WHAT IS BEING ASKED. Starting at the first line of the data, please print exactly those lines through the one that holds "const yTicks = [0.0, 0.2, 0.4, 0.6, 0.8, 1.0];", omitting every picture.

+ + + + + + +

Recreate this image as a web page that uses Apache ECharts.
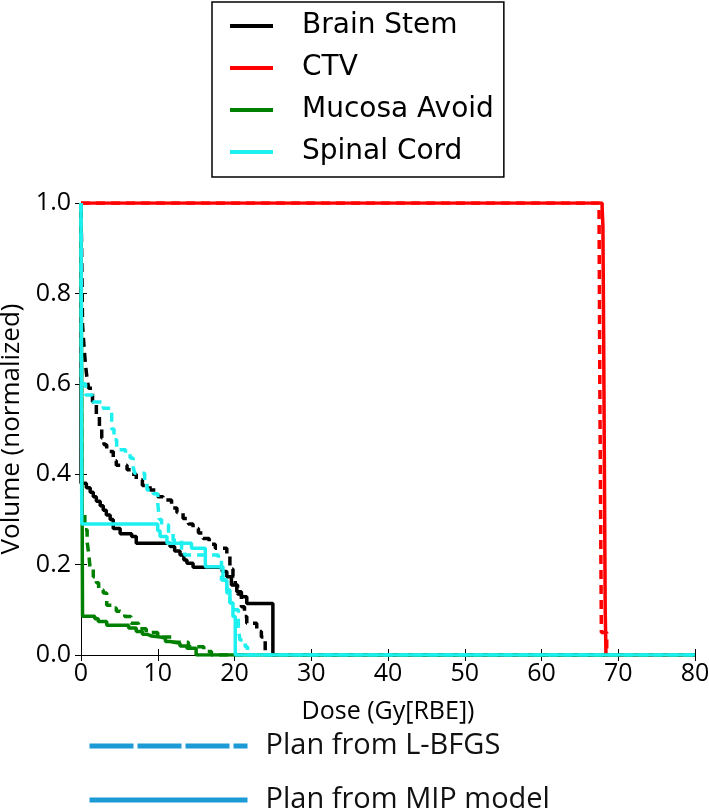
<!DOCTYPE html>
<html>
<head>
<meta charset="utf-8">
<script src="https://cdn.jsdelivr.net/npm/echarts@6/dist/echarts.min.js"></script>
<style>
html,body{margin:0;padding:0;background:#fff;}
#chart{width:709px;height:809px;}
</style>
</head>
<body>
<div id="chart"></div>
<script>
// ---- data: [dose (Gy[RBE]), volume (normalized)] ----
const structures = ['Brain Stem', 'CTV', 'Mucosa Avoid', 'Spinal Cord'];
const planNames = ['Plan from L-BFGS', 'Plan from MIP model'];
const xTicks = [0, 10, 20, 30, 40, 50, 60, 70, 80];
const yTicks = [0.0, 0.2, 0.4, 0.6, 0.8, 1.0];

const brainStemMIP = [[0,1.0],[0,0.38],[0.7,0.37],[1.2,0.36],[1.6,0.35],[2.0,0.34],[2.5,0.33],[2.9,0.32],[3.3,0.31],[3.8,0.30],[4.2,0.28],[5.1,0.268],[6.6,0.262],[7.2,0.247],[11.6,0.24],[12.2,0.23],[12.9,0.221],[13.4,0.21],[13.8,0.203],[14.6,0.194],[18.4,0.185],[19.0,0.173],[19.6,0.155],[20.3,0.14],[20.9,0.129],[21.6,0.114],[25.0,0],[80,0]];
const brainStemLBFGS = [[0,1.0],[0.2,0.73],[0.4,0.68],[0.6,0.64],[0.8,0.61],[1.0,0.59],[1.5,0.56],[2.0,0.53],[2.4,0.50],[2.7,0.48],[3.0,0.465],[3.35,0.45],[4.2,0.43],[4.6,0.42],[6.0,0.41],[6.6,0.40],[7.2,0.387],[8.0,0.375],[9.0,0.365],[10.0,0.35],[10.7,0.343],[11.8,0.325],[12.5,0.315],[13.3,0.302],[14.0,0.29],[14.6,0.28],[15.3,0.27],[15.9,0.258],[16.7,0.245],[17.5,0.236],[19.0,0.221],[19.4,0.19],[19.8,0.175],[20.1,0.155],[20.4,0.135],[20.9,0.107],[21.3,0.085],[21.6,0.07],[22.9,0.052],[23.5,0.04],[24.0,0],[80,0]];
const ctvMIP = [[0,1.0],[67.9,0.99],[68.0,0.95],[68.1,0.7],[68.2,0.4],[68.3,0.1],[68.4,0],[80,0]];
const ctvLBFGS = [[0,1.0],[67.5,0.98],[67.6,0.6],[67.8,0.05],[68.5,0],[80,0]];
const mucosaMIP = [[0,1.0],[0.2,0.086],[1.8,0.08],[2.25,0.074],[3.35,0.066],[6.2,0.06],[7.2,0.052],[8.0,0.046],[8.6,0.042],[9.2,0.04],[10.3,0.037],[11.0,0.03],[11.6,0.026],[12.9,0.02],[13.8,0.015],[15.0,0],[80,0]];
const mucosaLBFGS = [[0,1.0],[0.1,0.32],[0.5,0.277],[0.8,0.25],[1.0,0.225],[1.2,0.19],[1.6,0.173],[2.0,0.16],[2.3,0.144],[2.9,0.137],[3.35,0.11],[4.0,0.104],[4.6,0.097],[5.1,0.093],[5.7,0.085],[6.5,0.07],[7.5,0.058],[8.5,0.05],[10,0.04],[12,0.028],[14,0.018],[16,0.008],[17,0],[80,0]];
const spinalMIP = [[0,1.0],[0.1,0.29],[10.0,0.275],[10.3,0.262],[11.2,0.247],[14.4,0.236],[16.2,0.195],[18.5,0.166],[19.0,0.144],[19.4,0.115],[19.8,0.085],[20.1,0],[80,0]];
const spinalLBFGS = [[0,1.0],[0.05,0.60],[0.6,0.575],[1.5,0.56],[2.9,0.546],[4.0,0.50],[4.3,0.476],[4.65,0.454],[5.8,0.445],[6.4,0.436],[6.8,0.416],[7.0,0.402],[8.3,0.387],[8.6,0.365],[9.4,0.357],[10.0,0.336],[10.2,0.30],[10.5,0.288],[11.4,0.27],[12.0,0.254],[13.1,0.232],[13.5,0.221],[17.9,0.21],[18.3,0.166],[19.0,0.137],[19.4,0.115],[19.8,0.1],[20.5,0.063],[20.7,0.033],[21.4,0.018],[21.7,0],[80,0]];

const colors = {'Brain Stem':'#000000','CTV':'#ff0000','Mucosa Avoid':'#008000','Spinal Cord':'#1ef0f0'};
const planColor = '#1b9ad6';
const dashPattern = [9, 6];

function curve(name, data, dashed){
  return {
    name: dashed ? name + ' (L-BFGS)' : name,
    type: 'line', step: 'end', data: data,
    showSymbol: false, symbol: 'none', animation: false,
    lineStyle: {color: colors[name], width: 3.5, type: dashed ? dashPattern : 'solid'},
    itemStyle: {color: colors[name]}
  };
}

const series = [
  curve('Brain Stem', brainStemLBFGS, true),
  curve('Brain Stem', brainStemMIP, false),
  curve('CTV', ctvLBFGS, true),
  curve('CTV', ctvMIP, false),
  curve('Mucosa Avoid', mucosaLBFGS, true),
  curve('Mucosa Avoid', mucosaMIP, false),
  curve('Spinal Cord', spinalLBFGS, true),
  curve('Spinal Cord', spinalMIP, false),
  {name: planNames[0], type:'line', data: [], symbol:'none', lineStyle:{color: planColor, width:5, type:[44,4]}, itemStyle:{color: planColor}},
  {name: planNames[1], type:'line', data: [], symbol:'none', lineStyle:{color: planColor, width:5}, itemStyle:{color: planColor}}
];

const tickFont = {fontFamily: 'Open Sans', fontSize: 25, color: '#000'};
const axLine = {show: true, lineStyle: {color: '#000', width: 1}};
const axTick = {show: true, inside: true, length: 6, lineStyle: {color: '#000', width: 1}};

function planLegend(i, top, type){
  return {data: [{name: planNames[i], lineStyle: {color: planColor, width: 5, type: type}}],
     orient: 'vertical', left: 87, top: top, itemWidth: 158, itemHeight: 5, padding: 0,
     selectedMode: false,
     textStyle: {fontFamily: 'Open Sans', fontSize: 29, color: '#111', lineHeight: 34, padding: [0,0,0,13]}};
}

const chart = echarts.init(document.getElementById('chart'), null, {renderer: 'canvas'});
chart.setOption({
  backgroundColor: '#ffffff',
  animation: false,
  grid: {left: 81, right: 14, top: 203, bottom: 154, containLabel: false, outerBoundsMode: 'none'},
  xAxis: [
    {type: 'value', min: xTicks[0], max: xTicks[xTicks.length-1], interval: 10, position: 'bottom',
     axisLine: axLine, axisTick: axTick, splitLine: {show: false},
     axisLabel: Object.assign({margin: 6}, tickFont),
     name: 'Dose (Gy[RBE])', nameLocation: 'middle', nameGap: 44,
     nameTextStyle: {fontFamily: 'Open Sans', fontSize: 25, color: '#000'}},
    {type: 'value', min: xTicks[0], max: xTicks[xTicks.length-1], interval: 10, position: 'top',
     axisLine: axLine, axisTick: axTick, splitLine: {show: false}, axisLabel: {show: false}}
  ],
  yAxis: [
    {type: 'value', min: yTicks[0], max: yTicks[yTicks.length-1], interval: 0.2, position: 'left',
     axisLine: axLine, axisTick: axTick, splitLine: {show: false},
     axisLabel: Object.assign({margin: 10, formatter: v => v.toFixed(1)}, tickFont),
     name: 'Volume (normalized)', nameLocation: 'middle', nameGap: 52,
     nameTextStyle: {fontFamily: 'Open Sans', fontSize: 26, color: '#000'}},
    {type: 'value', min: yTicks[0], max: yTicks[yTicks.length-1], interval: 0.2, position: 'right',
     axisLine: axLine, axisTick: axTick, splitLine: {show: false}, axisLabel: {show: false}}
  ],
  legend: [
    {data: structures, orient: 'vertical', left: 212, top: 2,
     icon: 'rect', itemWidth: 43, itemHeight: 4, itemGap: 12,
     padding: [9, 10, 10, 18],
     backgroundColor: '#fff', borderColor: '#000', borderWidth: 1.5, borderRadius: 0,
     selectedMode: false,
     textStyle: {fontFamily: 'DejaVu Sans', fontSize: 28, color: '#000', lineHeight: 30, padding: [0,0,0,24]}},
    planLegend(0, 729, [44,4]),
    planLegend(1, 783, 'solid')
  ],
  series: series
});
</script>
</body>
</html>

+ + + + + + +

ANSWER TO THIS TASK.
Recreate this image as a web page that uses Apache ECharts.
<!DOCTYPE html>
<html>
<head>
<meta charset="utf-8">
<script src="https://cdn.jsdelivr.net/npm/echarts@6/dist/echarts.min.js"></script>
<style>
html,body{margin:0;padding:0;background:#fff;}
#chart{width:709px;height:809px;}
</style>
</head>
<body>
<div id="chart"></div>
<script>
// ---- data: [dose (Gy[RBE]), volume (normalized)] ----
const structures = ['Brain Stem', 'CTV', 'Mucosa Avoid', 'Spinal Cord'];
const planNames = ['Plan from L-BFGS', 'Plan from MIP model'];
const xTicks = [0, 10, 20, 30, 40, 50, 60, 70, 80];
const yTicks = [0.0, 0.2, 0.4, 0.6, 0.8, 1.0];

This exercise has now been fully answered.